Truck chassis are the trailers that trucks use to move shipping containers. One of the many problems facing supply chains has been a chassis shortage.
American companies have been unable to purchase enough chassis to meet their needs partly because the federal government instituted a combination of tariffs and duties in 2021 that amount to an effective ban on importing truck chassis from China, where the world’s largest truck-chassis manufacturer is located. Domestic manufacturers were left to pick up the slack.
I wrote against these tariffs in November 2021. In that article, I said that domestic manufacturers were struggling to meet America’s chassis needs, and orders would only begin to be delivered in the second half of 2022.
Well, it’s the second half of 2022, and domestic chassis manufacturers are still behind.
The Journal of Commerce reports:
“North American chassis manufacturers have run into production delays in 2022 for the second consecutive year, slowed by difficulties in sourcing raw components and retaining factory workers, which means widespread shortages of marine chassis may persist until 2024. …”
… It turns out that it’s really hard to make something in a different country just because government decides it wants it made there. “According to chassis manufacturers, the construction of a single chassis requires raw materials and subcomponents from between 20 and 30 separate suppliers,” the JOC story says. Those suppliers have been unable to meet producers’ needs.

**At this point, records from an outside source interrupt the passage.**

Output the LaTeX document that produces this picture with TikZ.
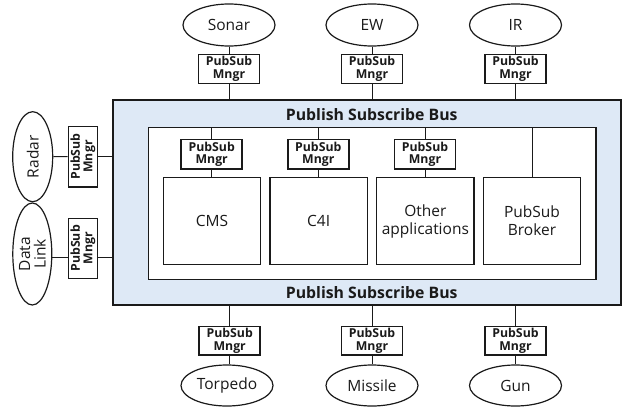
\documentclass[tikz,border=0pt]{standalone}
\usepackage{fontspec}
\setmainfont{Open Sans}
\usetikzlibrary{shapes.geometric}
\definecolor{busfill}{HTML}{DEE9F6}
\definecolor{ink}{HTML}{1A1A1A}
\begin{document}
\begin{tikzpicture}[x=1pt,y=-1pt,
  box/.style={draw=ink,line width=1.5pt,fill=white,inner sep=0pt,align=center,text=ink},
  mngr/.style={box,minimum width=61pt,minimum height=29.5pt,font=\fontsize{12.3}{12.5}\selectfont\bfseries},
  sidemngr/.style={box,minimum width=60.5pt,minimum height=29.4pt,rotate=90,font=\fontsize{12.3}{12.5}\selectfont\bfseries},
  app/.style={box,minimum width=97.4pt,minimum height=86.6pt,font=\fontsize{15.5}{18}\selectfont},
  dev/.style={ellipse,draw=ink,line width=1.2pt,fill=white,inner sep=0pt,text=ink,font=\fontsize{15.5}{17}\selectfont,align=center},
  link/.style={draw=ink,line width=1pt},
  bustitle/.style={font=\fontsize{15.8}{18}\selectfont\bfseries,text=ink}]
\useasboundingbox (0,0) rectangle (624,407);

% bus and the application area inside it
\node[box,fill=busfill,minimum width=508pt,minimum height=205pt] (bus) at (367,202.5) {};
\node[box,minimum width=447.5pt,minimum height=152pt] (inner) at (372.25,203.5) {};
\node[bustitle] (bustop) at (371.7,115) {Publish Subscribe Bus};
\node[bustitle] (busbot) at (371.7,292.7) {Publish Subscribe Bus};

% applications
\node[app] (cms) at (212,221) {CMS};
\node[app] (c4i) at (318.65,221) {C4I};
\node[app] (other) at (425.35,221) {Other\\applications};
\node[app] (broker) at (532,221) {PubSub\\Broker};
\node[mngr] (cmsM) at (211.7,154.2) {PubSub\\Mngr};
\node[mngr] (c4iM) at (318.3,154.2) {PubSub\\Mngr};
\node[mngr] (otherM) at (425,154.2) {PubSub\\Mngr};
\draw[link] (cmsM.north) -- (cmsM.north |- inner.north);
\draw[link] (cmsM.south) -- (cmsM.south |- cms.north);
\draw[link] (c4iM.north) -- (c4iM.north |- inner.north);
\draw[link] (c4iM.south) -- (c4iM.south |- c4i.north);
\draw[link] (otherM.north) -- (otherM.north |- inner.north);
\draw[link] (otherM.south) -- (otherM.south |- other.north);
\draw[link] (broker.north) -- (broker.north |- inner.north);

% sensors above the bus
\node[dev,minimum width=92pt,minimum height=42pt] (sonar) at (229,25) {Sonar};
\node[dev,minimum width=92pt,minimum height=42pt] (ew) at (372,25) {EW};
\node[dev,minimum width=92pt,minimum height=42pt] (ir) at (515.5,25) {IR};
\node[mngr,minimum height=29pt] (sonarM) at (229,69) {PubSub\\Mngr};
\node[mngr,minimum height=29pt] (ewM) at (372,69) {PubSub\\Mngr};
\node[mngr,minimum height=29pt] (irM) at (515.5,69) {PubSub\\Mngr};
\foreach \d in {sonar,ew,ir}{
  \draw[link] (\d.south) -- (\d M.north);
  \draw[link] (\d M.south) -- (\d M.south |- bus.north);
}

% weapons below the bus
\node[dev,minimum width=92pt,minimum height=41pt] (torpedo) at (227,385.5) {Torpedo};
\node[dev,minimum width=92pt,minimum height=41pt] (missile) at (372,385.5) {Missile};
\node[dev,minimum width=92pt,minimum height=41pt] (gun) at (515.5,385.5) {Gun};
\node[mngr,minimum height=28.7pt] (torpedoM) at (229.7,340.7) {PubSub\\Mngr};
\node[mngr,minimum height=28.7pt] (missileM) at (372,340.7) {PubSub\\Mngr};
\node[mngr,minimum height=28.7pt] (gunM) at (515.5,340.7) {PubSub\\Mngr};
\foreach \d in {torpedo,missile,gun}{
  \draw[link] (\d M.north) -- (\d M.north |- bus.south);
  \draw[link] (\d M.south) -- (\d M.south |- \d.north);
}

% external links on the left
\node[dev,minimum width=40pt,minimum height=90pt] (radar) at (32.7,156.7) {};
\node[rotate=90,text=ink,font=\fontsize{15.5}{17}\selectfont] (radarT) at (radar.center) {Radar};
\node[dev,minimum width=39pt,minimum height=102pt] (dl) at (32.3,254) {};
\node[rotate=90,text=ink,align=center,font=\fontsize{15.5}{15.5}\selectfont] (dlT) at (dl.center) {Data\\Link};
\node[sidemngr] (radarM) at (83,156.5) {PubSub\\Mngr};
\node[sidemngr,minimum width=60pt] (dlM) at (83,248.3) {PubSub\\Mngr};
\coordinate (dlLine) at (0,257.5);
\draw[link] (radar.east) -- (radarM.north);
\draw[link] (radarM.south) -- (radarM.south -| bus.west);
\draw[link] (dl.east |- dlLine) -- (dlM.north |- dlLine);
\draw[link] (dlM.south |- dlLine) -- (bus.west |- dlLine);
\end{tikzpicture}
\end{document}
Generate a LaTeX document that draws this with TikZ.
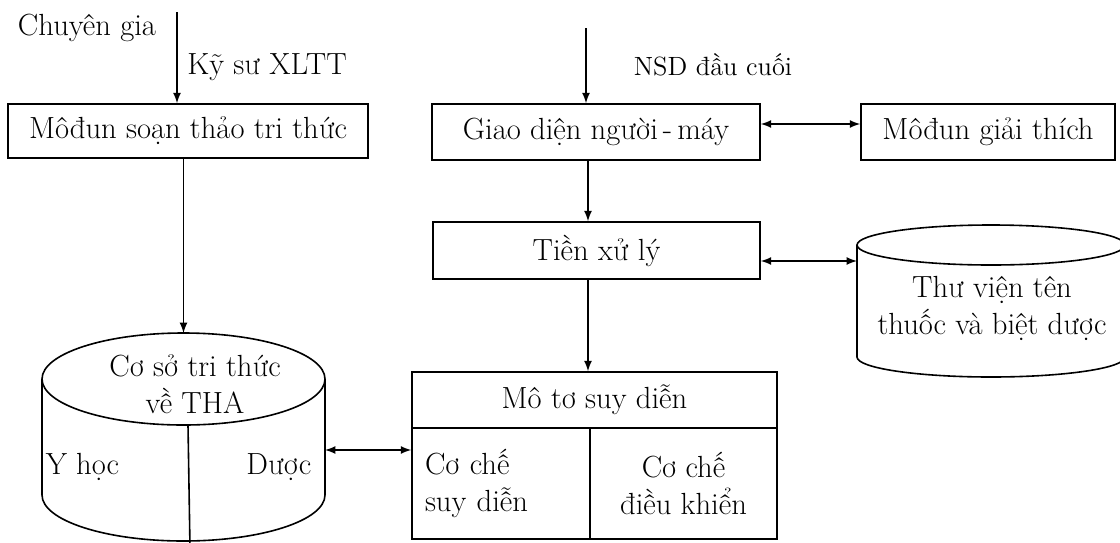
\documentclass[tikz,border=0pt]{standalone}
\usepackage{fontspec}
\begin{document}
\begin{tikzpicture}[x=0.5pt,y=-0.5pt,>=latex,thick,
  font=\fontsize{15.3}{18.5}\selectfont,
  khoi/.style={draw,rectangle,inner sep=0pt,align=center},
  nhan/.style={inner sep=0pt,align=center}]
\useasboundingbox (0,0) rectangle (1120,542);

% cac khoi ben trai
\node[nhan] (chuyengia) at (87,28) {Chuyên gia};
\node[nhan] (kysu) at (267,67) {Kỹ sư XLTT};
\coordinate (vao1) at (177,12);
\node[khoi,minimum width=180pt,minimum height=27pt] (soanthao) at (188,131) {Môđun soạn thảo tri thức};

% co so tri thuc (hinh tru)
\coordinate (csttop) at (183.5,333);
\coordinate (cstphai) at (325,450);
\draw (42,379) -- (42,495) arc[start angle=180,end angle=0,x radius=141.5,y radius=46] -- (325,379);
\draw (183.5,379) ellipse[x radius=141.5,y radius=46];
\draw (188,425) -- (190,548);
\node[nhan] (cst) at (195,384) {Cơ sở tri thức\\về THA};
\node[nhan,anchor=west] (yhoc) at (45,467) {Y học};
\node[nhan,anchor=east] (duoc) at (312,467) {Dược};

% cac khoi o giua
\coordinate (vao2) at (586,28);
\node[nhan,anchor=west,font=\fontsize{13.2}{16}\selectfont] (nsd) at (633,65) {NSD đầu cuối};
\node[khoi,minimum width=164pt,minimum height=28pt] (giaodien) at (596,132) {Giao diện người\,-\,máy};
\node[khoi,minimum width=127pt,minimum height=28pt] (giaithich) at (988,132) {Môđun giải thích};
\node[khoi,minimum width=163.5pt,minimum height=28.5pt] (tienxuly) at (596.5,250.5) {Tiền xử lý};
\node[khoi,minimum width=182.5pt,minimum height=28pt] (moto) at (594.5,400) {Mô tơ suy diễn};
\node[khoi,minimum width=89pt,minimum height=55.5pt,text width=76pt,align=left] (suydien) at (501,483.5) {Cơ chế\\suy diễn};
\node[khoi,minimum width=93.5pt,minimum height=55.5pt] (dieukhien) at (683.5,483.5) {Cơ chế\\điều khiển};

% thu vien (hinh tru)
\coordinate (tvtrai) at (857,261);
\draw (857,245) -- (857,357) arc[start angle=180,end angle=0,x radius=134,y radius=20] -- (1125,245);
\draw (991,245) ellipse[x radius=134,y radius=20];
\node[nhan] (thuvien) at (992,308.5) {Thư viện tên\\thuốc và biệt dược};

% cac mui ten
\draw[->] (vao1) -- (vao1 |- soanthao.north);
\draw[->] (soanthao.south -| csttop) -- (csttop);
\draw[->] (vao2) -- (vao2 |- giaodien.north);
\draw[<->] (giaodien.east |- 0,124) -- (giaithich.west |- 0,124);
\draw[->] (giaodien.south -| 588,0) -- (tienxuly.north -| 588,0);
\draw[<->] (tvtrai -| tienxuly.east) -- (tvtrai);
\draw[->] (tienxuly.south -| 588,0) -- (moto.north -| 588,0);
\draw[<->] (cstphai) -- (cstphai -| suydien.west);
\end{tikzpicture}
\end{document}
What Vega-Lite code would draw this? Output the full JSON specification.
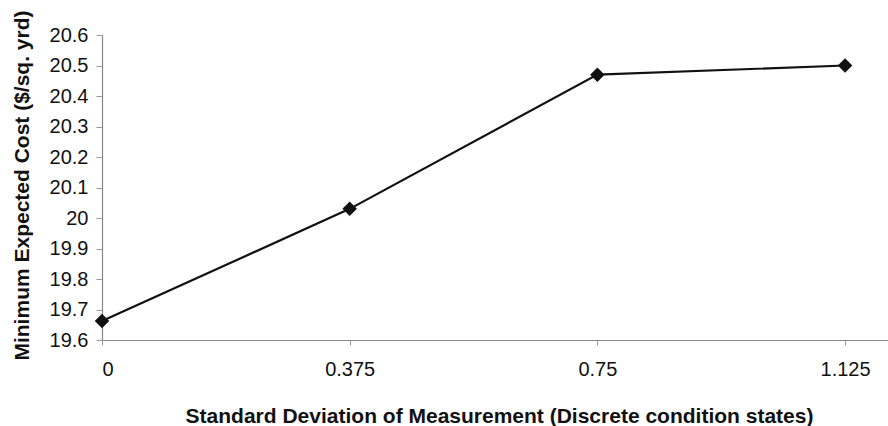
{
  "$schema": "https://vega.github.io/schema/vega-lite/v6.json",
  "autosize": {"type": "none"},
  "padding": {"left": 102, "top": 35, "right": 0, "bottom": 86},
  "width": 786,
  "height": 305,
  "background": "white",
  "config": {
    "view": {"stroke": null},
    "font": "Liberation Sans"
  },
  "data": {
    "values": [
      {"sd": 0, "cost": 19.662},
      {"sd": 0.375, "cost": 20.03},
      {"sd": 0.75, "cost": 20.47},
      {"sd": 1.125, "cost": 20.50}
    ]
  },
  "encoding": {
    "x": {
      "field": "sd",
      "type": "quantitative",
      "scale": {"domain": [0, 1.19], "nice": false, "zero": false},
      "axis": {
        "values": [0, 0.375, 0.75, 1.125],
        "labelExpr": "'' + datum.value",
        "title": "Standard Deviation of Measurement (Discrete condition states)",
        "titleFont": "Liberation Sans",
        "titleFontSize": 21,
        "titleFontWeight": "bold",
        "titleColor": "#111",
        "titleX": 397,
        "titleY": 76,
        "titleAnchor": "middle",
        "titleBaseline": "middle",
        "labelFont": "Liberation Sans",
        "labelFontSize": 20,
        "labelColor": "#111",
        "labelPadding": 14,
        "tickSize": 5,
        "tickColor": "#999",
        "domainColor": "#888",
        "domainWidth": 1.2,
        "grid": false
      }
    },
    "y": {
      "field": "cost",
      "type": "quantitative",
      "scale": {"domain": [19.6, 20.6], "nice": false, "zero": false},
      "axis": {
        "values": [19.6, 19.7, 19.8, 19.9, 20, 20.1, 20.2, 20.3, 20.4, 20.5, 20.6],
        "labelExpr": "'' + datum.value",
        "title": "Minimum Expected Cost ($/sq. yrd)",
        "titleFont": "Liberation Sans",
        "titleFontSize": 21,
        "titleFontWeight": "bold",
        "titleColor": "#111",
        "titleX": -80,
        "titleY": 150,
        "titleAnchor": "middle",
        "titleBaseline": "middle",
        "labelFont": "Liberation Sans",
        "labelFontSize": 20,
        "labelColor": "#111",
        "labelPadding": 8,
        "tickSize": 6,
        "tickColor": "#999",
        "domainColor": "#888",
        "domainWidth": 1.2,
        "grid": false
      }
    }
  },
  "layer": [
    {"mark": {"type": "line", "color": "#111", "strokeWidth": 2.2}},
    {"mark": {"type": "point", "shape": "diamond", "filled": true, "color": "#111", "size": 210, "opacity": 1}}
  ]
}
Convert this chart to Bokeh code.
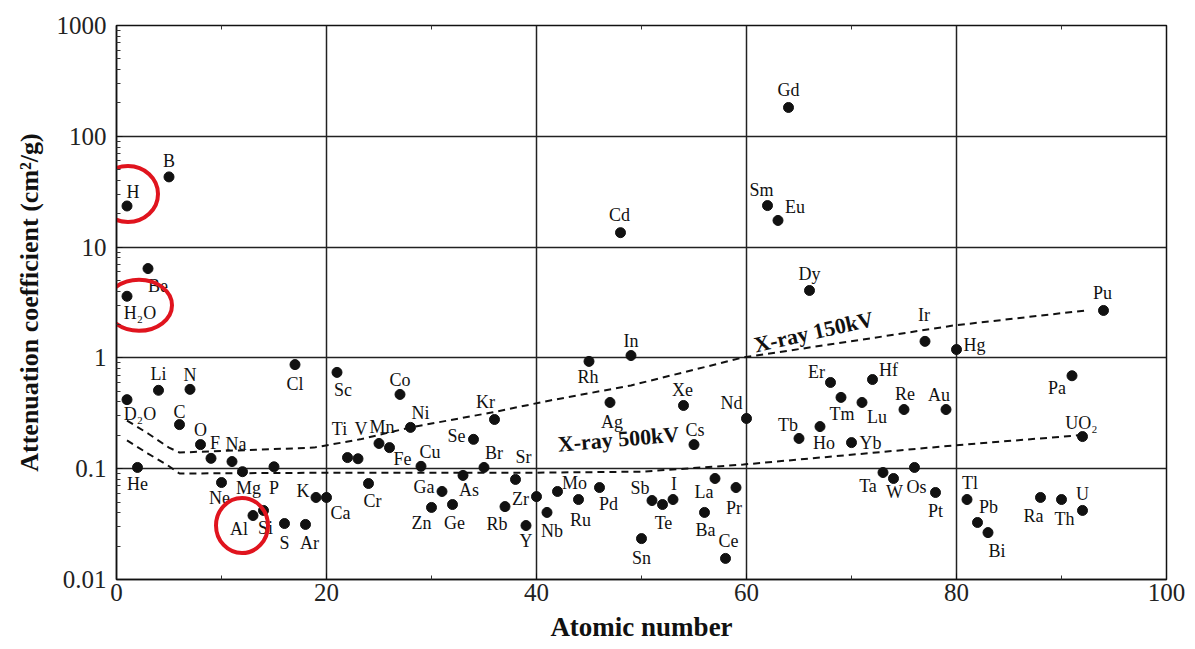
import math
from bokeh.plotting import figure
from bokeh.models import (ColumnDataSource, LinearAxis, FixedTicker,
                          CustomJSTickFormatter, Label)
from bokeh.core.properties import value
from bokeh.embed import file_html
from bokeh.resources import INLINE

# ---------------- data ----------------
elements = ["H", "B", "Be", "H₂O", "Li", "N", "D₂O", "C", "O", "F", "Na", "He", "Ne", "Mg", "P",
            "Al", "Si", "S", "Ar", "K", "Ca", "Cl", "Sc", "Ti", "V", "Cr", "Mn", "Fe", "Co", "Ni",
            "Cu", "Zn", "Ga", "Ge", "As", "Se", "Br", "Kr", "Rb", "Sr", "Y", "Zr", "Nb", "Mo",
            "Ru", "Rh", "Pd", "Ag", "Cd", "In", "Sn", "Sb", "Te", "I", "Xe", "Cs", "Ba", "La",
            "Ce", "Pr", "Nd", "Sm", "Eu", "Gd", "Tb", "Dy", "Ho", "Er", "Tm", "Yb", "Lu", "Hf",
            "Ta", "W", "Re", "Os", "Ir", "Pt", "Au", "Hg", "Tl", "Pb", "Bi", "Ra", "Th", "U",
            "Pa", "UO₂", "Pu"]
atomic_number = [1, 5, 3, 1, 4, 7, 1, 6, 8, 9, 11, 2, 10, 12, 15,
                 13, 14, 16, 18, 19, 20, 17, 21, 22, 23, 24, 25, 26, 27, 28,
                 29, 30, 31, 32, 33, 34, 35, 36, 37, 38, 39, 40, 41, 42,
                 44, 45, 46, 47, 48, 49, 50, 51, 52, 53, 54, 55, 56, 57,
                 58, 59, 60, 62, 63, 64, 65, 66, 67, 68, 69, 70, 71, 72,
                 73, 74, 75, 76, 77, 78, 79, 80, 81, 82, 83, 88, 90, 92,
                 91, 92, 94]
attenuation = [23.5, 43, 6.4, 3.6, 0.51, 0.52, 0.42, 0.25, 0.165, 0.124, 0.116, 0.1026, 0.075, 0.094, 0.104,
               0.0378, 0.042, 0.032, 0.0314, 0.055, 0.055, 0.87, 0.74, 0.126, 0.123, 0.0735, 0.169, 0.155, 0.468, 0.236,
               0.105, 0.0447, 0.0623, 0.0475, 0.087, 0.184, 0.1026, 0.278, 0.0455, 0.080, 0.0307, 0.056, 0.0403, 0.0623,
               0.0527, 0.93, 0.0676, 0.396, 13.5, 1.05, 0.0234, 0.0516, 0.0475, 0.0527, 0.372, 0.165, 0.0403, 0.0816,
               0.0155, 0.0676, 0.284, 23.7, 17.4, 182, 0.1875, 4.06, 0.240, 0.60, 0.44, 0.172, 0.396, 0.638,
               0.0924, 0.0816, 0.342, 0.1026, 1.41, 0.061, 0.342, 1.19, 0.0527, 0.0327, 0.0265, 0.055, 0.0527, 0.042,
               0.69, 0.195, 2.68]

xray150_z = [1, 3, 5, 6, 18.8, 23.2, 28, 35.7, 41.3, 49, 59.7, 71.8, 79.7, 92.3]
xray150_v = [0.272, 0.208, 0.155, 0.14, 0.155, 0.184, 0.236, 0.321, 0.413, 0.564, 1.01, 1.50, 1.96, 2.68]
xray500_z = [1, 3, 4.9, 6, 20.4, 39.4, 50, 59.7, 79.7, 91.6]
xray500_v = [0.18, 0.137, 0.107, 0.0905, 0.092, 0.092, 0.094, 0.109, 0.162, 0.20]

x_ticks = [0, 20, 40, 60, 80, 100]
y_ticks = [0.01, 0.1, 1, 10, 100, 1000]
highlighted = ["H", "H₂O", "Al"]

# ---------------- layout / style ----------------
W, H = 1195, 649
LEFT, RIGHT, TOP, BOTTOM = 116, 29, 25, 70
FRAME_W = W - LEFT - RIGHT
FRAME_H = H - TOP - BOTTOM
SERIF = "Liberation Serif"

# label offsets in screen pixels (dx right, dy down)
label_dx = [6, 0, 10, 13, 0, 0, 13, 0, 0, 4, 4, 0, -2, 6, 0,
            -14, 2, 0, 4, -13, 14, 0, 6, -8, 3, 4, 3, 13, 0, 10,
            9, -10, -18, 2, 6, -17, 10, -9, -8, 8, 0, -16, 5, 17,
            2, -1, 9, 2, -1, 0, 0, -12, 1, 1, -1, 1, 1, -11,
            3, -2, -15, -6, 17, 0, -11, 0, 4, -14, 1, 19, 15, 16,
            -15, 1, 1, 2, -1, 0, -7, 18, 3, 11, 9, -7, 3, 0,
            -15, -1, -1]
label_dy = [-14, -16, 17, 17, -16, -14, 14, -13, -15, -15, -18, 17, 15, 16, 21,
            13, 18, 19, 19, -6, 16, 19, 18, -29, -30, 17, -16, 11, -14, -14,
            -14, 16, -4, 18, 15, -3, -14, -17, 17, -22, 15, 2, 19, -8,
            20, 16, 16, 20, -18, -15, 19, -13, 18, -16, -15, -15, 18, 14,
            -17, 20, -15, -16, -13, -17, -13, -16, 16, -10, 17, 0, 15, -10,
            13, 14, -16, 20, -26, 19, -15, -5, -17, -15, 18, 19, 19, -16,
            12, -14, -17]
# highlight ellipse: centre offset from the point (px), and size (px)
hl_offset = [(1, -12), (12, 9), (-11, 10)]
hl_size = [(60, 56), (66, 51), (52, 55)]

p = figure(width=W, height=H, x_range=(0, 100), y_range=(0.01, 1000), y_axis_type="log",
           output_backend="svg", toolbar_location=None,
           min_border_left=LEFT, min_border_right=RIGHT, min_border_top=TOP, min_border_bottom=BOTTOM,
           background_fill_color="white", border_fill_color="white",
           outline_line_color="#111111", outline_line_width=1.5)

p.xaxis.ticker = FixedTicker(ticks=x_ticks, minor_ticks=[10, 30, 50, 70, 90])
y_minor = [k * 10.0 ** e for e in range(-2, 3) for k in range(2, 10)]
p.yaxis.ticker = FixedTicker(ticks=y_ticks, minor_ticks=y_minor)
p.yaxis.formatter = CustomJSTickFormatter(code="return String(tick);")

for ax in (p.xaxis[0], p.yaxis[0]):
    ax.axis_line_color = "#111111"
    ax.axis_line_width = 1.5
    ax.major_tick_in = 6
    ax.major_tick_out = 0
    ax.minor_tick_in = 4
    ax.minor_tick_out = 0
    ax.major_tick_line_color = "#111111"
    ax.minor_tick_line_color = "#333333"
    ax.major_label_text_font = SERIF
    ax.major_label_text_font_size = "25px"
    ax.major_label_text_color = "#222222"
    ax.axis_label_text_font = SERIF
    ax.axis_label_text_font_style = "bold"
    ax.axis_label_text_color = "#111111"

p.xaxis.axis_label_text_font_size = "27px"
p.yaxis.axis_label_text_font_size = "26px"
p.xaxis.axis_label = "Atomic number"
p.yaxis.axis_label = "Attenuation coefficient (cm²/g)"
p.xaxis.major_label_standoff = 4
p.yaxis.major_label_standoff = 10
p.xaxis.axis_label_standoff = 8
p.yaxis.axis_label_standoff = 10

top_axis = LinearAxis(ticker=FixedTicker(ticks=x_ticks, minor_ticks=[10, 30, 50, 70, 90]),
                      formatter=CustomJSTickFormatter(code="return '';"),
                      major_label_text_font_size="1px", axis_line_color=None,
                      major_tick_in=0, major_tick_out=0, minor_tick_in=4, minor_tick_out=0,
                      minor_tick_line_color="#333333")
p.add_layout(top_axis, "above")

p.grid.grid_line_color = "#222222"
p.grid.grid_line_width = 1.5
p.grid.grid_line_alpha = 1.0

# dashed X-ray curves
p.line(xray150_z, xray150_v, line_color="#111111", line_width=2, line_dash="7 5")
p.line(xray500_z, xray500_v, line_color="#111111", line_width=2, line_dash="7 5")

src = ColumnDataSource(dict(z=atomic_number, v=attenuation, name=elements,
                            dx=label_dx, dy=label_dy))
p.scatter(x="z", y="v", source=src, size=10, fill_color="#111111", line_color="#111111")
p.text(x="z", y="v", text="name", x_offset="dx", y_offset="dy", source=src,
       text_font=value(SERIF), text_font_size="18px", text_align="center",
       text_baseline="middle", text_color="#111111")

# curve annotations
p.add_layout(Label(x=66.4, y=1.72, text="X-ray 150kV", angle=math.radians(12.8),
                   text_font=SERIF, text_font_size="22px", text_font_style="bold",
                   text_align="center", text_baseline="middle", text_color="#111111"))
p.add_layout(Label(x=47.8, y=0.185, text="X-ray 500kV", angle=math.radians(4.8),
                   text_font=SERIF, text_font_size="22px", text_font_style="bold",
                   text_align="center", text_baseline="middle", text_color="#111111"))

# red highlight ellipses around selected points
px_per_x = FRAME_W / 100.0
px_per_dec = FRAME_H / 5.0
hx, hy, hw, hh = [], [], [], []
for name, (ox, oy), (w, h) in zip(highlighted, hl_offset, hl_size):
    i = elements.index(name)
    hx.append(atomic_number[i] + ox / px_per_x)
    hy.append(attenuation[i] * 10 ** (-oy / px_per_dec))
    hw.append(w)
    hh.append(h)
p.ellipse(x=hx, y=hy, width=hw, height=hh, width_units="screen", height_units="screen",
          fill_color=None, line_color="#e0141e", line_width=4)

open("out.html", "w").write(file_html(p, INLINE))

Chassis manufacturers have been finding it difficult to hire and retain factory workers. “Many of the new employees the company [Pratt Intermodal] hired in 2022 quit after completing their training, and long-time veterans have become wary of rejoining a sector with a history of cutting jobs at the first sign of a downturn,” the story says. Politicians often yearn for the return of manufacturing jobs to America, but American workers seem less enthusiastic.